Dear Annie: I’ve been married to Ed for six years.
We are not young. Ed is an only child and according to his parents, can do no wrong.
We live a few blocks from his mom and dad and I am not allowed in their home, nor am I ever invited to go out to lunch or dinner with the three of them.
My mother-in-law says, “We don’t want to share him, so you can’t come.”
Some mornings, Ed gets up and says, “I’m going to play golf with Dad,” and away he goes.
He always picks up Mom, too. I’m not allowed to come along.
This is a small community and most of our neighbours see them out together.
I often get phone calls asking if I’m OK since they never see me with the three of them.
This really hurts. What can I do? Lonely in Beaumont, Texas
Dear Beaumont: What is wrong with your husband that he allows his parents to treat you so poorly?
You don’t have to be included in every golf outing, but for heaven’s sake, you should be welcome in your in-laws’ home and certainly able to enjoy a dinner out with them on occasion.
Their total dismissal of you is both odd and insulting. You are a member of the family now and should be treated accordingly.
If Ed doesn’t realize his parents’ behaviour is not acceptable, you ought to enlighten him.
He should insist his parents include you, at least some of the time.
Otherwise, decide what you are willing to tolerate. And the next step is counselling.
Dear Annie: Over the last several months, my husband has told me his well-endowed secretary wears low-cut attire to work.
He wonders why she would dress like that and why her husband doesn’t object.
I suggested that maybe he should impose an office dress policy, but he said it isn’t up to him, because she reports to his boss.
My husband jokes and laughs that it is good for customer relations. (I don’t think that’s very funny, by the way.)
Also, according to my husband, his boss wants to have a young, professional image.
I think this type of clothing is inappropriate and tacky and doesn’t fit the image the boss intends to project.
I guess I’m old-fashioned, but why do young people today think exposing their skin is OK anywhere?
My husband says his secretary has a great work ethic, but isn’t character just as important as doing your job?

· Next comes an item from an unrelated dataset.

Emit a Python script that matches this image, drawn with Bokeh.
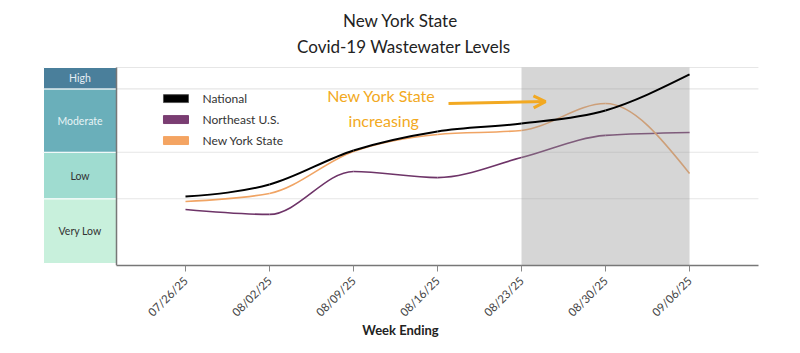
import numpy as np
from bokeh.plotting import figure
from bokeh.models import Range1d, FixedTicker, Arrow, OpenHead
from bokeh.core.properties import value
from bokeh.embed import file_html
from bokeh.resources import INLINE

# ---- data ----
weeks = ["07/26/25", "08/02/25", "08/09/25", "08/16/25", "08/23/25", "08/30/25", "09/06/25"]
national = [3.48, 4.09, 5.81, 6.77, 7.17, 7.83, 9.65]
northeast = [2.83, 2.58, 4.75, 4.44, 5.45, 6.57, 6.72]
nys = [3.23, 3.64, 5.76, 6.62, 6.82, 8.18, 4.65]
level_names = ["Very Low", "Low", "Moderate", "High"]
level_bounds = [0.1, 3.37, 5.72, 8.92, 10.0]
level_colors = ["#c8f0dc", "#9fdcd0", "#6aafba", "#4a7f9b"]
level_text_colors = ["#333333", "#333333", "#e8f4f6", "#e4edf3"]
grid_levels = [3.37, 5.72, 8.92, 10.0]
shade_start, shade_end = 4, 6

xi = list(range(len(weeks)))

X0, X1 = -2.202, 7.321
Y0, Y1 = 0.0, 13.384
AX_L, AX_R = -0.821, 6.82

p = figure(width=800, height=353, output_backend="svg", toolbar_location=None,
           x_range=Range1d(X0, X1), y_range=Range1d(Y0, Y1),
           y_axis_location=None, min_border_left=0, min_border_right=0,
           min_border_top=0, min_border_bottom=88)
p.outline_line_color = None
p.xgrid.visible = False
p.ygrid.visible = False
p.background_fill_color = "white"
p.border_fill_color = "white"

# gridlines
p.segment(x0=[AX_L] * len(grid_levels), y0=grid_levels, x1=[AX_R] * len(grid_levels),
          y1=grid_levels, line_color="#e6e6e6", line_width=1.2)

# level bands
band_l = X0 + (43 / 800) * (X1 - X0)
p.quad(left=[band_l] * 4, right=[AX_L] * 4, bottom=level_bounds[:-1], top=level_bounds[1:],
       fill_color=level_colors, line_color="white", line_width=1)
p.text(x=[(band_l + AX_L) / 2] * 4,
       y=[(level_bounds[i] + level_bounds[i + 1]) / 2 for i in range(4)],
       text=level_names, text_align="center", text_baseline="middle",
       text_font=value("Lato"), text_font_size="10.5px", text_color=level_text_colors)

# left axis line
p.segment(x0=[AX_L], y0=[0], x1=[AX_L], y1=[10.0], line_color="#777777", line_width=1.5)


def monotone_bezier(xs, ys):
    xs = np.asarray(xs, float)
    ys = np.asarray(ys, float)
    n = len(xs)
    h = np.diff(xs)
    s = np.diff(ys) / h
    t = np.zeros(n)
    for i in range(1, n - 1):
        h0, h1 = h[i - 1], h[i]
        s0, s1 = s[i - 1], s[i]
        pp = (s0 * h1 + s1 * h0) / (h0 + h1)
        t[i] = (np.sign(s0) + np.sign(s1)) * min(abs(s0), abs(s1), 0.5 * abs(pp))
    t[0] = (3 * s[0] - t[1]) / 2
    t[-1] = (3 * s[-1] - t[-2]) / 2
    x0 = xs[:-1]
    x1 = xs[1:]
    y0 = ys[:-1]
    y1 = ys[1:]
    cx0 = x0 + h / 3
    cy0 = y0 + h / 3 * t[:-1]
    cx1 = x1 - h / 3
    cy1 = y1 - h / 3 * t[1:]
    return dict(x0=x0, y0=y0, x1=x1, y1=y1, cx0=cx0, cy0=cy0, cx1=cx1, cy1=cy1)


p.bezier(line_color="#6e3468", line_width=1.6, **monotone_bezier(xi, northeast))
p.bezier(line_color="#f0a464", line_width=1.6, **monotone_bezier(xi, nys))

# shaded recent period overlay
p.quad(left=[shade_start], right=[shade_end], bottom=[0], top=[10.0],
       fill_color="#999999", fill_alpha=0.40, line_color=None)

p.bezier(line_color="#000000", line_width=2, **monotone_bezier(xi, national))

# legend
leg_names = ["National", "Northeast U.S.", "New York State"]
leg_colors = ["#000000", "#7a3d72", "#f4a462"]
leg_border = ["#555555", "#7a3d72", "#f4a462"]
leg_y = [8.43, 7.37, 6.31]
p.quad(left=[-0.262] * 3, right=[0.036] * 3, bottom=[v - 0.2 for v in leg_y],
       top=[v + 0.2 for v in leg_y], fill_color=leg_colors, line_color=leg_border, line_width=1)
p.text(x=[0.202] * 3, y=leg_y, text=leg_names, text_baseline="middle",
       text_font=value("Lato"), text_font_size="12px", text_color="#333333")

# annotation
p.text(x=[2.333, 2.36], y=[8.59, 7.32], text=["New York State", "increasing"],
       text_align="center", text_baseline="middle", text_font=value("Lato"),
       text_font_size="16px", text_color="#f2a922")
p.add_layout(Arrow(end=OpenHead(size=12, line_color="#f2a922", line_width=3),
                   x_start=3.131, y_start=8.18, x_end=4.286, y_end=8.28,
                   line_color="#f2a922", line_width=3))

# title
p.text(x=[2.56, 2.60], y=[12.37, 11.06], text=["New York State", "Covid-19 Wastewater Levels"],
       text_align="center", text_baseline="middle", text_font=value("Lato"),
       text_font_size="17px", text_color="#222222")

# x axis
ax = p.xaxis[0]
ax.bounds = (AX_L, AX_R)
ax.ticker = FixedTicker(ticks=xi)
ax.major_label_overrides = {i: w for i, w in enumerate(weeks)}
ax.major_label_orientation = np.pi / 4
ax.major_label_text_font = "Lato"
ax.major_label_text_font_size = "11.5px"
ax.major_label_text_color = "#444444"
ax.major_label_standoff = 7
ax.minor_tick_line_color = None
ax.major_tick_in = 0
ax.major_tick_out = 6
ax.major_tick_line_color = "#888888"
ax.axis_line_color = "#777777"
ax.axis_line_width = 1.5
ax.axis_label = "Week Ending"
ax.axis_label_text_font = "Lato"
ax.axis_label_text_font_style = "bold"
ax.axis_label_text_font_size = "13px"
ax.axis_label_text_color = "#222222"
ax.axis_label_standoff = -4

open("out.html", "w").write(file_html(p, INLINE))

Wondering in Wisconsin
Dear Wondering: Low-cut attire is inappropriate in an office because it looks unprofessional.
It’s too bad your husband’s boss doesn’t realize that the eye candy could be bad for his business reputation.
However, we strongly urge you to stay out of this. It’s your husband’s job and the dress policy is up to the boss.
If you interfere, it will only cause resentment at home.
Dear Annie: I have noticed the rapid growth in the number of people who talk while chewing food.
Now even my parents as well as my wife’s parents speak while chewing, even after some not-so-gentle reminders.
This trend doesn’t seem to have boundaries. The young, middle-aged and elderly are all doing it.
Poorly educated, college graduate, blue or white collar, there’s no difference.
On television this is more and more prevalent.
Has society forgotten about manners?
Do people think what they have to say is so important, it can’t wait until after they swallow?
Maybe it’s just me. Am I asking too much? Grossed Out in Connecticut
Dear Grossed Out: Some older people speak with their mouths full because they have difficulty chewing and should see a doctor and a dentist.
Others may do it because they have trouble breathing through their noses.
But in general, you are right that people don’t realize how unpleasant it is to watch a mouthful of semi-masticated food.
It really puts a damper on the conversation.